Predicting the Horn-Cattell cognitive factors from personality type
Melodie Krahula (2006)
The relationship between personality and academic achievement has been an area of interest for researchers for many decades. Few studies, however, have examined the basic relationship between personality type and cognitive abilities. The present study investigated personality type as a predictor of cognitive ability using the Myers-Briggs Type Indicator and The Woodcock-Johnson Psycho-Educational Battery-Revised. The feasibility of utilizing the Myers-Briggs Type Indicator in psychoeducational assessment was also explored. Data was obtained from an existing database consisting of 82 adolescents, all of whom were referred for a psychoeducational assessment as a result of academic difficulties. Seven separate regression equations were conducted along with correlational analysis.
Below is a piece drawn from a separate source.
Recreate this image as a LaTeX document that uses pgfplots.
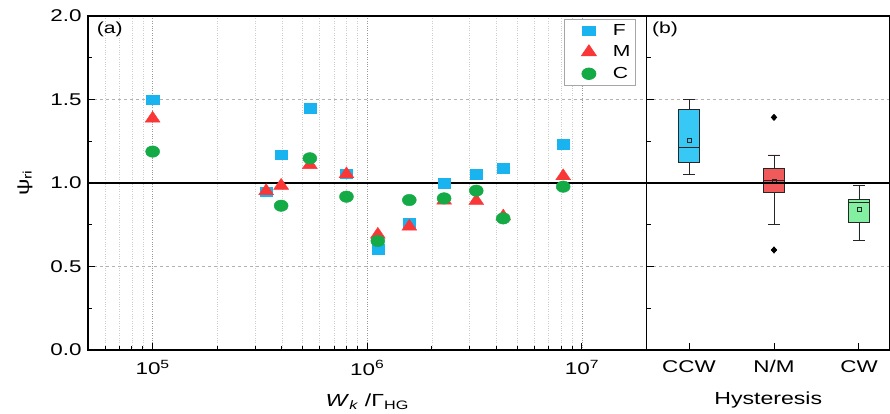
\documentclass[border=0pt]{standalone}
\usepackage{fontspec}
\setmainfont{Liberation Sans}[FakeStretch=1.32]
\usepackage{pgfplots}
\pgfplotsset{compat=1.18}
\usepgfplotslibrary{statistics}
\definecolor{cF}{RGB}{25,180,240}
\definecolor{cM}{RGB}{250,55,55}
\definecolor{cC}{RGB}{20,170,70}
\definecolor{bCCW}{RGB}{55,200,245}
\definecolor{bNM}{RGB}{240,90,90}
\definecolor{bCW}{RGB}{130,240,160}
\begin{document}
\begin{tikzpicture}
\pgfplotsset{
  common/.style={
    scale only axis, anchor=south west, height=334pt,
    ymin=0, ymax=2,
    ytick={0,0.5,1,1.5,2}, minor ytick={0.25,0.75,1.25,1.75},
    xtick pos=bottom, ytick pos=left, tick align=inside,
    major tick length=7pt, minor tick length=4pt,
    ymajorgrids, major y grid style={dashed, gray!60, line width=0.6pt},
    axis line style={line width=1.2pt},
    every tick/.style={line width=1pt, black},
    tick label style={font=\fontsize{17}{17}\selectfont},
    xticklabel style={yshift=-7pt},
    label style={font=\fontsize{17.5}{18}\selectfont},
    xlabel style={yshift=-12pt},
  },
}
\begin{axis}[common,
  at={(88pt,64pt)}, width=558.5pt,
  xmode=log, log basis x=10, xmin=5e4, xmax=2e7,
  xtick={1e5,1e6,1e7},
  xticklabels={10\textsuperscript{5},10\textsuperscript{6},10\textsuperscript{7}},
  minor xtick={6e4,7e4,8e4,9e4,2e5,3e5,4e5,5e5,6e5,7e5,8e5,9e5,2e6,3e6,4e6,5e6,6e6,7e6,8e6,9e6},
  xmajorgrids, xminorgrids,
  major x grid style={dotted, gray!80, line width=0.7pt},
  minor x grid style={dotted, gray!40, line width=0.6pt},
  yticklabel style={xshift=-3pt, /pgf/number format/.cd, fixed, fixed zerofill, precision=1, assume math mode=true},
  xlabel={\textit{W}\textsubscript{\textit{k}} /Γ\textsubscript{HG}},
  ylabel={ψ\textsubscript{ri}},
  ylabel style={at={(axis description cs:-0.113,0.5)}, anchor=center},
  legend style={at={(0.981,0.991)}, anchor=north east, draw=gray!70, line width=0.8pt,
    font=\fontsize{16}{19}\selectfont, inner sep=3pt, row sep=5pt},
  legend cell align=left,
  legend image code/.code={\draw[mark repeat=2,mark phase=2,#1,draw=none] plot coordinates {(0pt,0pt)(22pt,0pt)(44pt,0pt)};},
]
\addplot[draw=none, mark=square*, mark size=4.75pt, mark options={xscale=1.28, draw=cF, fill=cF}] coordinates {
(1e5,1.50) (3.38e5,0.948) (3.97e5,1.17) (5.4e5,1.447) (8.0e5,1.056) (1.12e6,0.603)
(1.57e6,0.758) (2.28e6,0.998) (3.22e6,1.052) (4.3e6,1.088) (8.18e6,1.232)};
\addlegendentry{F}
\addplot[draw=none, mark=triangle*, mark size=7.3pt, mark options={xscale=1.18, draw=cM, fill=cM}] coordinates {
(1e5,1.386) (3.38e5,0.952) (3.97e5,0.984) (5.4e5,1.108) (8.0e5,1.053) (1.12e6,0.691)
(1.57e6,0.739) (2.28e6,0.895) (3.22e6,0.893) (4.3e6,0.80) (8.18e6,1.041)};
\addlegendentry{M}
\addplot[draw=none, mark=*, mark size=5.75pt, mark options={xscale=1.22, draw=cC, fill=cC}] coordinates {
(1e5,1.188) (3.97e5,0.864) (5.4e5,1.148) (8.0e5,0.918) (1.12e6,0.653)
(1.57e6,0.898) (2.28e6,0.908) (3.22e6,0.954) (4.3e6,0.788) (8.18e6,0.978)};
\addlegendentry{C}
\addplot[black, line width=1.2pt, forget plot] coordinates {(5e4,1) (2e7,1)};
\node[font=\fontsize{16}{16}\selectfont] at (rel axis cs:0.039,0.961) {(a)};
\end{axis}
\begin{axis}[common,
  at={(646.5pt,64pt)}, width=243.5pt,
  xmin=0.5, xmax=3.365,
  xtick={1,2,3}, xticklabels={CCW,N/M,CW},
  yticklabels={},
  xlabel={Hysteresis},
  boxplot/draw direction=y,
  boxplot/every average/.style={/tikz/mark=square, mark size=2pt, mark options={xscale=1.2, draw=black!70, fill=none, line width=0.6pt}},
]
\addplot[fill=bCCW, draw=black!85, line width=0.8pt,
  boxplot prepared={draw position=1, lower whisker=1.052, lower quartile=1.122, median=1.211,
    upper quartile=1.443, upper whisker=1.50, average=1.257, box extend=0.25, whisker extend=0.14}]
  coordinates {};
\addplot[fill=bNM, draw=black!85, line width=0.8pt, mark=diamond*, mark size=3pt,
  mark options={fill=black, draw=black, xscale=1.2},
  boxplot prepared={draw position=2, lower whisker=0.754, lower quartile=0.946, median=1.018,
    upper quartile=1.086, upper whisker=1.168, average=1.008, box extend=0.25, whisker extend=0.14}]
  coordinates {(0,1.393) (0,0.599)};
\addplot[fill=bCW, draw=black!85, line width=0.8pt,
  boxplot prepared={draw position=3, lower whisker=0.654, lower quartile=0.766, median=0.884,
    upper quartile=0.900, upper whisker=0.988, average=0.842, box extend=0.25, whisker extend=0.14}]
  coordinates {};
\addplot[black, line width=1.2pt] coordinates {(0.5,1) (3.365,1)};
\node[font=\fontsize{16}{16}\selectfont] at (rel axis cs:0.076,0.961) {(b)};
\end{axis}
\pgfresetboundingbox
\path[use as bounding box] (0,0) rectangle (890pt,414pt);
\end{tikzpicture}
\end{document}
Correlational data showed the Myers-Briggs' Extraversion-Introversion dimension positively related to the WJR Visual Processing cognitive factor. The Sensing-Intuition scale negatively correlated with Comprehension Knowledge while Judging-Perception scores correlated negatively with Visual Processing. The Thinking-Feeling dimension of the Myers-Briggs was not correlated with any of the seven broad cognitive factors. Results of Regression analysis showed only one of the seven regression models achieved significance at the .05 level. The Myers-Briggs personality dimensions collectively accounted for 16.4% of the variability in the Visual Processing cognitive factor of the WJR. This was a modest but significant non-cognitive contribution in the prediction of this one cognitive factor. The results of the study add to the knowledge base in the area of personality and cognitive ability/achievement. However, based on its limited ability to predict the seven broad cognitive factors of the Woodcock-Johnson-Revised, the study offered limited support for the use of The Myers-Briggs Type Indicator as an early intervention measure in psychoeducational assessment. The best use of the Myers-Briggs in psychoeducational assessment maybe in helping students understand their preferred type with both its strengths and weaknesses. Myers-Briggs Type results can help students become aware of how they process information and make decisions, allowing them to adapt new learning strategies in the classroom to aid in achieving academic success.